Last, but hardly least, is Judge Amy St. Eve, a no-nonsense judicial prodigy at just 41. “She runs a very tight ship, and it’s very clear who’s running that ship,” says Stoltmann. “She’s a ball-buster.”
But when all the testimony has been given and all legal argument exhausted, it comes down to those 12 mid-westerners on the jury. If they are anything like typical Federal Court juries in Chicago, says Stoltmann they’ll be predominantly blue-collar, relatively uneducated, and over 50 years of age. People, in short, who previously have only encountered a lord in their prayers.
“Those people probably aren’t going to relate well to someone like a Conrad Black,” Stoltmann says. “That’s a big, big problem. Who can really relate to Conrad Black? Not a lot of people.”
Black’s lawyers know that all too well. Last fall, they tried, unsuccessfully, to have the charges against their client dismissed, in part because they said the indictment’s focus on his wealthy lifestyle would prejudice a jury. “A typical juror does not reside in more than one residence, employ servants or a chauffeur, enjoy lavish furniture, or host expensive parties,” they noted.
According to Stoltmann, the prosecution will do everything it can to empanel a typical Chicago jury, in the belief that such a group will have little empathy for a defendant.

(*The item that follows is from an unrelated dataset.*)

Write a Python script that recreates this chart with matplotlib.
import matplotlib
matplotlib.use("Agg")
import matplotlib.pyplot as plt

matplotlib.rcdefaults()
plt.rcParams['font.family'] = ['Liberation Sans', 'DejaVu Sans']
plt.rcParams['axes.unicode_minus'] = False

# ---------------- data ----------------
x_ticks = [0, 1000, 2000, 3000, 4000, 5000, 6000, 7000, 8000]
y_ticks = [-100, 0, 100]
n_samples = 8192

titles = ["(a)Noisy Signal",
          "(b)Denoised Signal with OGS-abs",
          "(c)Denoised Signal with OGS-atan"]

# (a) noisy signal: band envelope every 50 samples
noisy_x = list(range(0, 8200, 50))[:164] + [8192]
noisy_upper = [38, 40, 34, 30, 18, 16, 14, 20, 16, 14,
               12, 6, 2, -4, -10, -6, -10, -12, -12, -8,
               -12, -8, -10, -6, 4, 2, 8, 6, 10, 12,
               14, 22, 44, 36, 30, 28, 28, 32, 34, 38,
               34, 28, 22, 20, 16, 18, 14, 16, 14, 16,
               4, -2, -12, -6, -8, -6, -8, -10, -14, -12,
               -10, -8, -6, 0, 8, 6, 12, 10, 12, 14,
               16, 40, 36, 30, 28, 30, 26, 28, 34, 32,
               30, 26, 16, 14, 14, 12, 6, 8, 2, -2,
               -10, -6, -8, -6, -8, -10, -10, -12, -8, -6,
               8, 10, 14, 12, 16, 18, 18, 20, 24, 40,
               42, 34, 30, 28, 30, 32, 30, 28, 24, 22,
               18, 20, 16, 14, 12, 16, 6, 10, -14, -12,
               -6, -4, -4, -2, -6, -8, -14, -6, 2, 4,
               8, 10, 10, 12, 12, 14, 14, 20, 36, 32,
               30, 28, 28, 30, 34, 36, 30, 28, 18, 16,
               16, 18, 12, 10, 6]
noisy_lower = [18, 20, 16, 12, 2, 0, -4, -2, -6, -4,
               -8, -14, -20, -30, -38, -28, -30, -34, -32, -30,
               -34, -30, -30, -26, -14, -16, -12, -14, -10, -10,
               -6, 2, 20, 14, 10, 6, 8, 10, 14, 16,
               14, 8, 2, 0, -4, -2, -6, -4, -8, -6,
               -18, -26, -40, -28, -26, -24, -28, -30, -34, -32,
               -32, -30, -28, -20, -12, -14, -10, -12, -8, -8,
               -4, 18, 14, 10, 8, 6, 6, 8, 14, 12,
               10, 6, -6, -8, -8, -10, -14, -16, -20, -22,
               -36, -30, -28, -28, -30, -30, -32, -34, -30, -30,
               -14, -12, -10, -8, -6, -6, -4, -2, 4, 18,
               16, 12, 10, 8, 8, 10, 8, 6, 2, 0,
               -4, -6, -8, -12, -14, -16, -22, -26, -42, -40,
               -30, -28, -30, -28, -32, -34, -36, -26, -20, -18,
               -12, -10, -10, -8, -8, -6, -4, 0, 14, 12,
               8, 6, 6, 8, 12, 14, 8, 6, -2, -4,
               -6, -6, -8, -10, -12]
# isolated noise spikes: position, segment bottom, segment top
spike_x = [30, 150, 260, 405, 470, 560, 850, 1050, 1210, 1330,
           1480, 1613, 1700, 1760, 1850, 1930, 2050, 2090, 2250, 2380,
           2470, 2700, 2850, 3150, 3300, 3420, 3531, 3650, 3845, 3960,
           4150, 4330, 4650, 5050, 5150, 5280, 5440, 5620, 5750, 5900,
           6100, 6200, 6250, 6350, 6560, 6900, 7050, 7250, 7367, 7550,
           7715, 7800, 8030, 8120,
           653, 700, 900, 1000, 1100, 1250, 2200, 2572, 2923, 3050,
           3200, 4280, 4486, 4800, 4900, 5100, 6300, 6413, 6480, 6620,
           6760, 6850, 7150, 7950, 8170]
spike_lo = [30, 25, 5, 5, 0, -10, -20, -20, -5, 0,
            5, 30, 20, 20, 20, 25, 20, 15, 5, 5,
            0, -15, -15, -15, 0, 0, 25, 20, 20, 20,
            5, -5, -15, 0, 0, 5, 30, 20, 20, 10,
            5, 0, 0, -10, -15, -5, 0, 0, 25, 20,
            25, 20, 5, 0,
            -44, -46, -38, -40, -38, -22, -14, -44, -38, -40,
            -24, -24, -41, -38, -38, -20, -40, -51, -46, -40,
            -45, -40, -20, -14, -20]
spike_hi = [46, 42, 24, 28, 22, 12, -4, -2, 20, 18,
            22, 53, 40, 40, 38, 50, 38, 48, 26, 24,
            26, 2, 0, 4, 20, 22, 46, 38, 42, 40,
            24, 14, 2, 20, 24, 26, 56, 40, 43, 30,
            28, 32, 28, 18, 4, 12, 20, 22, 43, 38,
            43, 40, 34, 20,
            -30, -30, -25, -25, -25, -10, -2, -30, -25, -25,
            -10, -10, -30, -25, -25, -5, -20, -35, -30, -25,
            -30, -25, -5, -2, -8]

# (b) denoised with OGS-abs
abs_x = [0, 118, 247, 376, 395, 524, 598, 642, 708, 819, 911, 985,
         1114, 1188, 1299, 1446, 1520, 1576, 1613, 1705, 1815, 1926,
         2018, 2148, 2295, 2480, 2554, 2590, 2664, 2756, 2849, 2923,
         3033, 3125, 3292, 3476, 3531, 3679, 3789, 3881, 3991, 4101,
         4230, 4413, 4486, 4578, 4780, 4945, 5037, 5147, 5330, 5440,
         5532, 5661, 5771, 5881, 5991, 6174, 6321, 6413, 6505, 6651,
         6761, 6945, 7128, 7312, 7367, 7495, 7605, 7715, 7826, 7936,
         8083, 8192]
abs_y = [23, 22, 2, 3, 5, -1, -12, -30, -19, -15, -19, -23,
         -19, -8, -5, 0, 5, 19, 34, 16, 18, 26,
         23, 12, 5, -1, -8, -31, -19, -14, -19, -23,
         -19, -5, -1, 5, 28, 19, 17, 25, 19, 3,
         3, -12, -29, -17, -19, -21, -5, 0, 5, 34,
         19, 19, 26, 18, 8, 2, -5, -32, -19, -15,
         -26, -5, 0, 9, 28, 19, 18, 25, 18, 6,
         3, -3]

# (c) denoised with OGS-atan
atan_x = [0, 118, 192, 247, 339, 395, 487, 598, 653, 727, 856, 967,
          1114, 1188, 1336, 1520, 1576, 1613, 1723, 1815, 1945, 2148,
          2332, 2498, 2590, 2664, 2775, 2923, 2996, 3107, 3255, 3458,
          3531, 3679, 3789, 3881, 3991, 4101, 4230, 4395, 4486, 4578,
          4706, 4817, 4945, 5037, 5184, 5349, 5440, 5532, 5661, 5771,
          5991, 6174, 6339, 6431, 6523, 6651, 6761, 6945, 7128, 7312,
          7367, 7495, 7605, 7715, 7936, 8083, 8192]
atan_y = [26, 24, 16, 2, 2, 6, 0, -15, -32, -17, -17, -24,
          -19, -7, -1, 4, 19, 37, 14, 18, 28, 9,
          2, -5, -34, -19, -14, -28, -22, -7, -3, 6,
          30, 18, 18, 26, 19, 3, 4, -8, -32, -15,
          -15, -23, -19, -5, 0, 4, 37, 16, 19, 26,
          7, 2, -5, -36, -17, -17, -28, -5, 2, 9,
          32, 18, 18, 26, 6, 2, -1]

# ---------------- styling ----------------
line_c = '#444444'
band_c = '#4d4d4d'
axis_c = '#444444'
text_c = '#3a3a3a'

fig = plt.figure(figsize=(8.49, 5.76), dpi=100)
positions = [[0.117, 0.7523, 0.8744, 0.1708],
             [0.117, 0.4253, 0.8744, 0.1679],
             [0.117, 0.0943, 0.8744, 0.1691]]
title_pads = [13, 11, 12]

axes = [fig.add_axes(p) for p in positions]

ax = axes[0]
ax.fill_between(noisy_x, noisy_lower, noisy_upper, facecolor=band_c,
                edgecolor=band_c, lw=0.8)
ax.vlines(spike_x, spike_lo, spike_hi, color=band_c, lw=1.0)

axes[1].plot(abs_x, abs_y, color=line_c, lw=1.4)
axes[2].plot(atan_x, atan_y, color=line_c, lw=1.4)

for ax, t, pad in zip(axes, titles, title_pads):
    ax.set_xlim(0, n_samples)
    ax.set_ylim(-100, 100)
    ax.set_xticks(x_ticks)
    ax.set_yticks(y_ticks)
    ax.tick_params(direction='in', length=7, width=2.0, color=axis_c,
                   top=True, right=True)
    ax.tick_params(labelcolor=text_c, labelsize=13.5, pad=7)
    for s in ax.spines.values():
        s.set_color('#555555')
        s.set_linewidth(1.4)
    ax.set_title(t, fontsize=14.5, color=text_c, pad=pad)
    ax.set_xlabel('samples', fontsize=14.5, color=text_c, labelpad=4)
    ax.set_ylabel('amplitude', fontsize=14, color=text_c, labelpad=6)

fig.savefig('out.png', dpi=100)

Black’s lawyers, he says, “are probably going to try to get more educated, more sophisticated people who might relate a little bit better to Conrad Black.”
Black faces a steep, uphill climb to clear his name – and not just because about 95 per cent of all Federal Court trials in Chicago end up in convictions. “I think the prosecutors have a very, very good case,” Stoltmann says. “There’s a kind of a wave of evidence that’s going to crash upon Conrad Black at trial that’s going to make it real hard for him to get around.”

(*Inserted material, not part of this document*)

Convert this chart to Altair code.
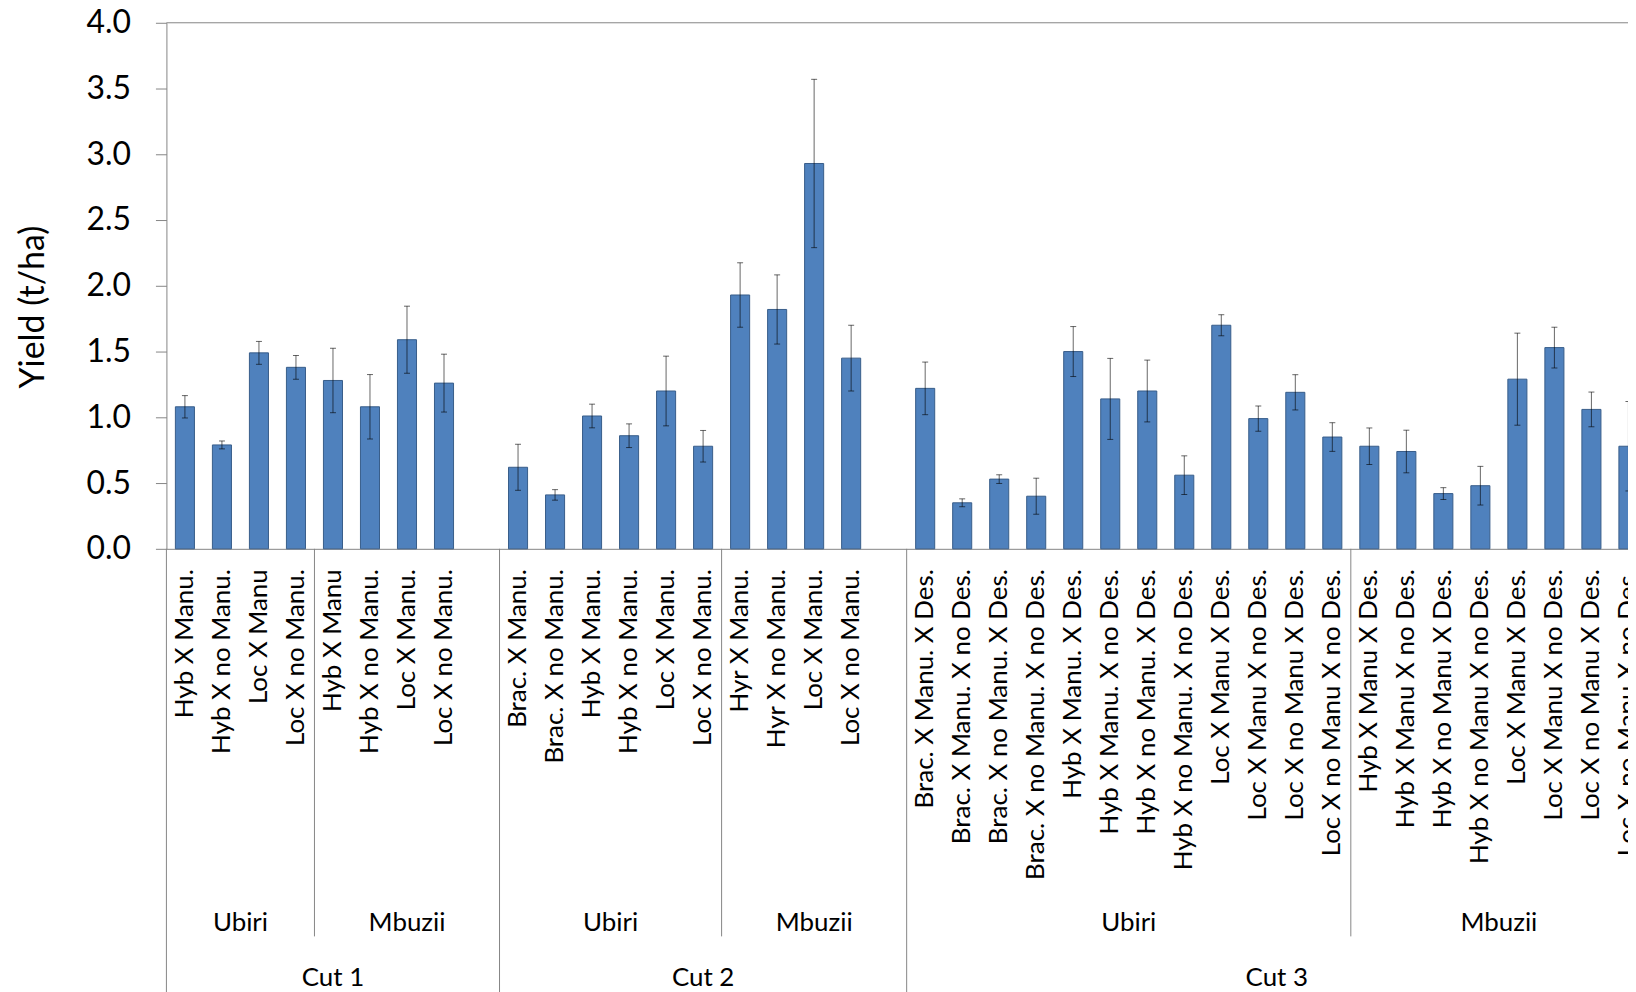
import altair as alt
import pandas as pd

# ---------------- data ----------------
c1_ubiri_labels = ["Hyb X Manu.", "Hyb X no Manu.", "Loc X Manu", "Loc X no Manu."]
c1_ubiri_values = [1.08, 0.79, 1.49, 1.38]
c1_ubiri_errors = [0.085, 0.03, 0.087, 0.09]

c1_mbuzii_labels = ["Hyb X Manu", "Hyb X no Manu.", "Loc X Manu.", "Loc X no Manu."]
c1_mbuzii_values = [1.28, 1.08, 1.59, 1.26]
c1_mbuzii_errors = [0.245, 0.245, 0.255, 0.22]

c2_ubiri_labels = ["Brac. X Manu.", "Brac. X no Manu.", "Hyb X Manu.", "Hyb X no Manu.",
                   "Loc X Manu.", "Loc X no Manu."]
c2_ubiri_values = [0.62, 0.41, 1.01, 0.86, 1.20, 0.78]
c2_ubiri_errors = [0.175, 0.04, 0.09, 0.09, 0.265, 0.12]

c2_mbuzii_labels = ["Hyr X Manu.", "Hyr X no Manu.", "Loc X Manu.", "Loc X no Manu."]
c2_mbuzii_values = [1.93, 1.82, 2.93, 1.45]
c2_mbuzii_errors = [0.245, 0.263, 0.64, 0.25]

c3_ubiri_labels = ["Brac. X Manu. X Des.", "Brac. X  Manu. X no Des.", "Brac. X no Manu. X Des.",
                   "Brac. X no Manu. X no Des.", "Hyb X Manu. X Des.", "Hyb X Manu. X no Des.",
                   "Hyb X no Manu. X Des.", "Hyb X no Manu. X no Des.", "Loc X Manu X Des.",
                   "Loc X  Manu X no Des.", "Loc X no Manu X Des.", "Loc X  no Manu X no Des."]
c3_ubiri_values = [1.22, 0.35, 0.53, 0.40, 1.50, 1.14, 1.20, 0.56, 1.70, 0.99, 1.19, 0.85]
c3_ubiri_errors = [0.20, 0.03, 0.033, 0.137, 0.19, 0.308, 0.235, 0.147, 0.08, 0.096, 0.134, 0.109]

c3_mbuzii_labels = ["Hyb X Manu X Des.", "Hyb X  Manu X no Des.", "Hyb X no Manu X Des.",
                    "Hyb X  no Manu X no Des.", "Loc X Manu X Des.", "Loc X  Manu X no Des.",
                    "Loc X no Manu X Des.", "Loc X no Manu X no Des."]
c3_mbuzii_values = [0.78, 0.74, 0.42, 0.48, 1.29, 1.53, 1.06, 0.78]
c3_mbuzii_errors = [0.139, 0.162, 0.045, 0.147, 0.35, 0.155, 0.132, 0.34]

# (cut, site, labels, values, errors, empty slots after the group)
groups = [
    ("Cut 1", "Ubiri", c1_ubiri_labels, c1_ubiri_values, c1_ubiri_errors, 0),
    ("Cut 1", "Mbuzii", c1_mbuzii_labels, c1_mbuzii_values, c1_mbuzii_errors, 1),
    ("Cut 2", "Ubiri", c2_ubiri_labels, c2_ubiri_values, c2_ubiri_errors, 0),
    ("Cut 2", "Mbuzii", c2_mbuzii_labels, c2_mbuzii_values, c2_mbuzii_errors, 1),
    ("Cut 3", "Ubiri", c3_ubiri_labels, c3_ubiri_values, c3_ubiri_errors, 0),
    ("Cut 3", "Mbuzii", c3_mbuzii_labels, c3_mbuzii_values, c3_mbuzii_errors, 0),
]

rows = []
site_rows = []
cut_spans = {}
slot = 0
for cut, site, labels, values, errors, gap in groups:
    start = slot
    for lab, v, e in zip(labels, values, errors):
        rows.append({"key": f"{cut}|{site}|{lab}", "value": v, "err": e})
        slot += 1
    for g in range(gap):
        rows.append({"key": f"{cut}|{site}|", "value": None, "err": None})
        slot += 1
    site_rows.append({"site": site, "start": start, "mid": (start + slot) / 2})
    s0, s1 = cut_spans.get(cut, (start, slot))
    cut_spans[cut] = (min(s0, start), max(s1, slot))

df = pd.DataFrame(rows)
keys = list(df["key"])
NSLOT = len(keys)

sites_df = pd.DataFrame(site_rows)
mbuzii_df = sites_df[sites_df["site"] == "Mbuzii"]
cuts_df = pd.DataFrame([{"cut": c, "start": a, "end": b, "mid": (a + b) / 2}
                        for c, (a, b) in cut_spans.items()])
cut_bounds = pd.DataFrame({"pos": sorted(set(list(cuts_df["start"]) + list(cuts_df["end"])))})

# ---------------- layout ----------------
STEP = 37.15
W = 1467
H = 528
FONT = "Lato"
AXIS_GRAY = "#868686"
YT = "Yield (t/ha)"

xrange_ = [0, NSLOT * STEP]


def xscale():
    return alt.Scale(domain=keys, range=xrange_, paddingInner=0, paddingOuter=0)


xaxis = alt.Axis(
    title=None, labelExpr="split(datum.value, '|')[2]", labelAngle=270,
    labelAlign="right", labelBaseline="middle", labelPadding=20, labelFont=FONT,
    labelFontSize=26, labelColor="black", labelLimit=600, labelOverlap=False,
    labelBound=False, labelFlush=False, ticks=False, domainColor=AXIS_GRAY,
    domainWidth=1, grid=False,
)
yscale = alt.Scale(domain=[0, 4], nice=False)
yaxis = alt.Axis(
    values=[0, 0.5, 1.0, 1.5, 2.0, 2.5, 3.0, 3.5, 4.0], format=".1f", grid=False,
    labelFont=FONT, labelFontSize=32, labelColor="black", labelPadding=25,
    tickSize=11, tickColor=AXIS_GRAY, domainColor=AXIS_GRAY, domainWidth=1,
    title=YT, titleFont=FONT, titleFontSize=34, titleFontWeight="normal",
    titleColor="black", titleX=-150, titleY=285, titleAngle=270,
    titleBaseline="top", titleAlign="center",
)

base = alt.Chart(df)

bars = base.mark_bar(
    width=alt.RelativeBandSize(0.515), color="#4F81BD", stroke="#385D8A", strokeWidth=1
).encode(
    x=alt.X("key:N", sort=keys, scale=xscale(), axis=xaxis),
    y=alt.Y("value:Q", scale=yscale, axis=yaxis),
)

err_base = base.transform_filter("isValid(datum.value)").transform_calculate(
    lo="datum.value - datum.err", hi="datum.value + datum.err"
)
err_rule = err_base.mark_rule(color="black", opacity=0.6, strokeWidth=1).encode(
    x=alt.X("key:N", sort=keys, scale=xscale(), axis=None),
    y=alt.Y("lo:Q", title=YT),
    y2="hi:Q",
)
err_caps = err_base.transform_fold(["lo", "hi"], as_=["end", "yv"]).mark_tick(
    color="black", opacity=0.6, thickness=1, size=6
).encode(
    x=alt.X("key:N", sort=keys, scale=xscale(), axis=None),
    y=alt.Y("yv:Q", title=YT),
)

top_line = alt.Chart(pd.DataFrame({"top": [4.0]})).mark_rule(color=AXIS_GRAY).encode(
    y=alt.Y("top:Q", title=YT), x=alt.value(0), x2=alt.value(W)
)

pscale = alt.Scale(domain=[0, NSLOT], range=xrange_)

site_seps = alt.Chart(mbuzii_df).mark_rule(color=AXIS_GRAY, strokeWidth=1).encode(
    x=alt.X("start:Q", scale=pscale, axis=None), y=alt.value(H), y2=alt.value(917)
)
cut_seps = alt.Chart(cut_bounds).mark_rule(color=AXIS_GRAY, strokeWidth=1).encode(
    x=alt.X("pos:Q", scale=pscale, axis=None), y=alt.value(H), y2=alt.value(975)
)
site_text = alt.Chart(sites_df).mark_text(
    font=FONT, fontSize=26, color="black", align="center", baseline="middle"
).encode(x=alt.X("mid:Q", scale=pscale, axis=None), y=alt.value(904), text="site:N")
cut_text = alt.Chart(cuts_df).mark_text(
    font=FONT, fontSize=26, color="black", align="center", baseline="middle"
).encode(x=alt.X("mid:Q", scale=pscale, axis=None), y=alt.value(959), text="cut:N")

chart = alt.layer(
    bars, err_rule, err_caps, top_line, site_seps, cut_seps, site_text, cut_text
).resolve_scale(x="independent").properties(
    width=W, height=H,
    padding={"left": 159, "top": 13, "right": 0, "bottom": 443},
    autosize=alt.AutoSizeParams(type="none"),
).configure(font=FONT).configure_view(stroke=None)

chart.save("out.html", embed_options={"renderer": "svg", "actions": False})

Some of the most damaging evidence is expected to come from Radler. A remorseless cost-cutter who once shut down the escalators at Hollinger’s Chicago Sun-Times to save on electricity, Radler was the chief operating officer of the companies he ran with Black.
“The fact that he flipped is really, really bad for Conrad Black,” says Stoltmann. Radler “will be a devastating witness,” former Hollinger executive Paul Healy, himself a likely prosecution witness, told Vanity Fair’s Maureen Orth earlier this year. “He has a mind like a steel trap, and he never threw away a scrap of paper.”
Greenspan won’t talk, at least not very much, about his strategy. “To win – that’s the strategy,” he says. But it’s clear he will attempt to pin responsibility for any irregularities that may have occurred on Radler.
The list of possible board members who might be called to testify includes some prominent names, such as Henry Kissinger, Richard Perle, Richard Burt, Marie-Josee Kravis and James Thompson, a former governor of Illinois.
Has Black told him he wants to testify? “That’s privileged,” Mr. Greenspan parries. But he agrees that if his client insists on testifying, he is powerless to stop him.
Stoltmann says putting the bombastic Black on the stand would be a colossal gamble. “If he testifies, I just think that’s going to come back and bite him.”
Studies have shown that likability is a key factor in determining whether a jury convicts or acquits an accused, Stoltmann says. “If someone is likeable, juries will find a reason to acquit those people.” And while Black can be charming, even dazzling in the right company, likability has never been his strong suit.
The trial’s outcome, says Buell, is hard to predict. If the prosecution can prove outright lying and deception, “then this is a criminal fraud case in any era.
“If it turns out that all he did was conduct some transactions that in retrospect weren’t best for the company, and someone’s trying to call that a crime, then it does look like something different than what we’ve seen before,” he says. “We just don’t know the difference between those two things in this case until we see the evidence.”
As Stoltmann puts it, “It’s going to be an old-fashioned legal donnybrook. It should be fun.”